══ MATERIAL ══
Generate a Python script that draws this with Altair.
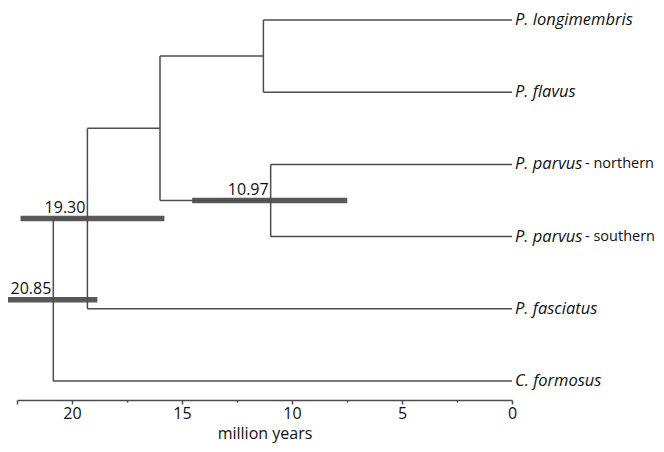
import altair as alt
import pandas as pd

# ---- data ----
tip_names = ["P. longimembris", "P. flavus", "P. parvus", "P. parvus", "P. fasciatus", "C. formosus"]
tip_suffix = ["", "", "- northern", "- southern", "", ""]

node_names = ["A", "B", "C", "D", "root"]
node_ages = [11.3, 10.97, 16.0, 19.30, 20.85]
node_children = [
    ["t0", "t1"],
    ["t2", "t3"],
    ["A", "B"],
    ["C", "t4"],
    ["D", "t5"],
]

hpd_nodes = ["B", "D", "root"]
hpd_low = [7.49, 15.8, 18.85]
hpd_high = [14.54, 22.34, 22.92]
hpd_labels = ["10.97", "19.30", "20.85"]

axis_ticks = [22.5, 20, 17.5, 15, 12.5, 10, 7.5, 5, 2.5, 0]

# ---- build tree geometry from the topology ----
age = {f"t{i}": 0.0 for i in range(len(tip_names))}
ypos = {f"t{i}": float(i) for i in range(len(tip_names))}
for n, a, ch in zip(node_names, node_ages, node_children):
    age[n] = a
    ypos[n] = sum(ypos[c] for c in ch) / len(ch)

vsegs, hsegs = [], []
for n, ch in zip(node_names, node_children):
    ys = [ypos[c] for c in ch]
    vsegs.append({"x": age[n], "y": min(ys), "y2": max(ys)})
    for c in ch:
        hsegs.append({"x": age[n], "x2": age[c], "y": ypos[c]})
v_df = pd.DataFrame(vsegs)
h_df = pd.DataFrame(hsegs)

tips_df = pd.DataFrame({
    "age": [0.0] * len(tip_names),
    "y": [ypos[f"t{i}"] for i in range(len(tip_names))],
    "name": tip_names,
    "suffix": tip_suffix,
})

hpd_df = pd.DataFrame({
    "lo": hpd_low,
    "hi": hpd_high,
    "y": [ypos[n] for n in hpd_nodes],
    "node_age": [age[n] for n in hpd_nodes],
    "label": hpd_labels,
})

FONT = "Open Sans"
LINE = "#4d4d4d"
xscale = alt.Scale(domain=[0, 22.5], reverse=True, nice=False, zero=False)
yscale = alt.Scale(domain=[-0.166, 5.263], reverse=True, nice=False, zero=False)

xaxis = alt.Axis(
    values=axis_ticks,
    labelExpr="datum.value % 5 == 0 ? datum.label : ''",
    title="million years",
    titleFont=FONT, titleFontSize=16, titleFontWeight="normal", titleColor="#111",
    titlePadding=4,
    labelFont=FONT, labelFontSize=16, labelColor="#111", labelPadding=1,
    tickSize={"condition": {"test": "datum.value % 5 != 0 && datum.value < 22", "value": 2}, "value": 4},
    tickColor=LINE, domainColor=LINE, domainWidth=1.5, tickWidth=1.5,
    grid=False, labelFlush=False,
)

bars = alt.Chart(hpd_df).mark_rule(color="#595959", strokeWidth=5.5).encode(
    x=alt.X("lo:Q", scale=xscale, axis=xaxis),
    x2="hi:Q",
    y=alt.Y("y:Q", scale=yscale, axis=None),
)

hlines = alt.Chart(h_df).mark_rule(color=LINE, strokeWidth=1.5).encode(
    x=alt.X("x:Q", scale=xscale),
    x2="x2:Q",
    y=alt.Y("y:Q", scale=yscale),
)

vlines = alt.Chart(v_df).mark_rule(color=LINE, strokeWidth=1.5).encode(
    x=alt.X("x:Q", scale=xscale),
    y=alt.Y("y:Q", scale=yscale),
    y2="y2:Q",
)

hpd_text = alt.Chart(hpd_df).mark_text(
    align="right", baseline="alphabetic", dx=-2, dy=-5.5, font=FONT, fontSize=16, color="#111"
).encode(
    x=alt.X("node_age:Q", scale=xscale),
    y=alt.Y("y:Q", scale=yscale),
    text="label:N",
)

tip_text = alt.Chart(tips_df).mark_text(
    align="left", baseline="middle", dx=3, font=FONT, fontSize=16.5, fontStyle="italic", color="#111"
).encode(
    x=alt.X("age:Q", scale=xscale),
    y=alt.Y("y:Q", scale=yscale),
    text="name:N",
)

suffix_text = alt.Chart(tips_df).mark_text(
    align="left", baseline="middle", dx=73, font=FONT, fontSize=14.5, color="#111"
).encode(
    x=alt.X("age:Q", scale=xscale),
    y=alt.Y("y:Q", scale=yscale),
    text="suffix:N",
)

chart = alt.layer(bars, hlines, vlines, hpd_text, tip_text, suffix_text).properties(
    width=495,
    height=392,
    background="white",
    padding={"left": 9, "top": 0, "right": 144, "bottom": 44},
    autosize=alt.AutoSizeParams(type="none"),
).configure_view(stroke=None)

chart.save("out.html", embed_options={"renderer": "svg", "actions": False})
═══
EXERCISE DESCRIPTION -> Every line of the data should be copied as it stands, without the images.

EXERCISE RESPONSE ->
Generate a Python script that draws this with Altair.
import altair as alt
import pandas as pd

# ---- data ----
tip_names = ["P. longimembris", "P. flavus", "P. parvus", "P. parvus", "P. fasciatus", "C. formosus"]
tip_suffix = ["", "", "- northern", "- southern", "", ""]

node_names = ["A", "B", "C", "D", "root"]
node_ages = [11.3, 10.97, 16.0, 19.30, 20.85]
node_children = [
    ["t0", "t1"],
    ["t2", "t3"],
    ["A", "B"],
    ["C", "t4"],
    ["D", "t5"],
]

hpd_nodes = ["B", "D", "root"]
hpd_low = [7.49, 15.8, 18.85]
hpd_high = [14.54, 22.34, 22.92]
hpd_labels = ["10.97", "19.30", "20.85"]

axis_ticks = [22.5, 20, 17.5, 15, 12.5, 10, 7.5, 5, 2.5, 0]

# ---- build tree geometry from the topology ----
age = {f"t{i}": 0.0 for i in range(len(tip_names))}
ypos = {f"t{i}": float(i) for i in range(len(tip_names))}
for n, a, ch in zip(node_names, node_ages, node_children):
    age[n] = a
    ypos[n] = sum(ypos[c] for c in ch) / len(ch)

vsegs, hsegs = [], []
for n, ch in zip(node_names, node_children):
    ys = [ypos[c] for c in ch]
    vsegs.append({"x": age[n], "y": min(ys), "y2": max(ys)})
    for c in ch:
        hsegs.append({"x": age[n], "x2": age[c], "y": ypos[c]})
v_df = pd.DataFrame(vsegs)
h_df = pd.DataFrame(hsegs)

tips_df = pd.DataFrame({
    "age": [0.0] * len(tip_names),
    "y": [ypos[f"t{i}"] for i in range(len(tip_names))],
    "name": tip_names,
    "suffix": tip_suffix,
})

hpd_df = pd.DataFrame({
    "lo": hpd_low,
    "hi": hpd_high,
    "y": [ypos[n] for n in hpd_nodes],
    "node_age": [age[n] for n in hpd_nodes],
    "label": hpd_labels,
})

FONT = "Open Sans"
LINE = "#4d4d4d"
xscale = alt.Scale(domain=[0, 22.5], reverse=True, nice=False, zero=False)
yscale = alt.Scale(domain=[-0.166, 5.263], reverse=True, nice=False, zero=False)

xaxis = alt.Axis(
    values=axis_ticks,
    labelExpr="datum.value % 5 == 0 ? datum.label : ''",
    title="million years",
    titleFont=FONT, titleFontSize=16, titleFontWeight="normal", titleColor="#111",
    titlePadding=4,
    labelFont=FONT, labelFontSize=16, labelColor="#111", labelPadding=1,
    tickSize={"condition": {"test": "datum.value % 5 != 0 && datum.value < 22", "value": 2}, "value": 4},
    tickColor=LINE, domainColor=LINE, domainWidth=1.5, tickWidth=1.5,
    grid=False, labelFlush=False,
)

bars = alt.Chart(hpd_df).mark_rule(color="#595959", strokeWidth=5.5).encode(
    x=alt.X("lo:Q", scale=xscale, axis=xaxis),
    x2="hi:Q",
    y=alt.Y("y:Q", scale=yscale, axis=None),
)

hlines = alt.Chart(h_df).mark_rule(color=LINE, strokeWidth=1.5).encode(
    x=alt.X("x:Q", scale=xscale),
    x2="x2:Q",
    y=alt.Y("y:Q", scale=yscale),
)

vlines = alt.Chart(v_df).mark_rule(color=LINE, strokeWidth=1.5).encode(
    x=alt.X("x:Q", scale=xscale),
    y=alt.Y("y:Q", scale=yscale),
    y2="y2:Q",
)

hpd_text = alt.Chart(hpd_df).mark_text(
    align="right", baseline="alphabetic", dx=-2, dy=-5.5, font=FONT, fontSize=16, color="#111"
).encode(
    x=alt.X("node_age:Q", scale=xscale),
    y=alt.Y("y:Q", scale=yscale),
    text="label:N",
)

tip_text = alt.Chart(tips_df).mark_text(
    align="left", baseline="middle", dx=3, font=FONT, fontSize=16.5, fontStyle="italic", color="#111"
).encode(
    x=alt.X("age:Q", scale=xscale),
    y=alt.Y("y:Q", scale=yscale),
    text="name:N",
)

suffix_text = alt.Chart(tips_df).mark_text(
    align="left", baseline="middle", dx=73, font=FONT, fontSize=14.5, color="#111"
).encode(
    x=alt.X("age:Q", scale=xscale),
    y=alt.Y("y:Q", scale=yscale),
    text="suffix:N",
)

chart = alt.layer(bars, hlines, vlines, hpd_text, tip_text, suffix_text).properties(
    width=495,
    height=392,
    background="white",
    padding={"left": 9, "top": 0, "right": 144, "bottom": 44},
    autosize=alt.AutoSizeParams(type="none"),
).configure_view(stroke=None)

chart.save("out.html", embed_options={"renderer": "svg", "actions": False})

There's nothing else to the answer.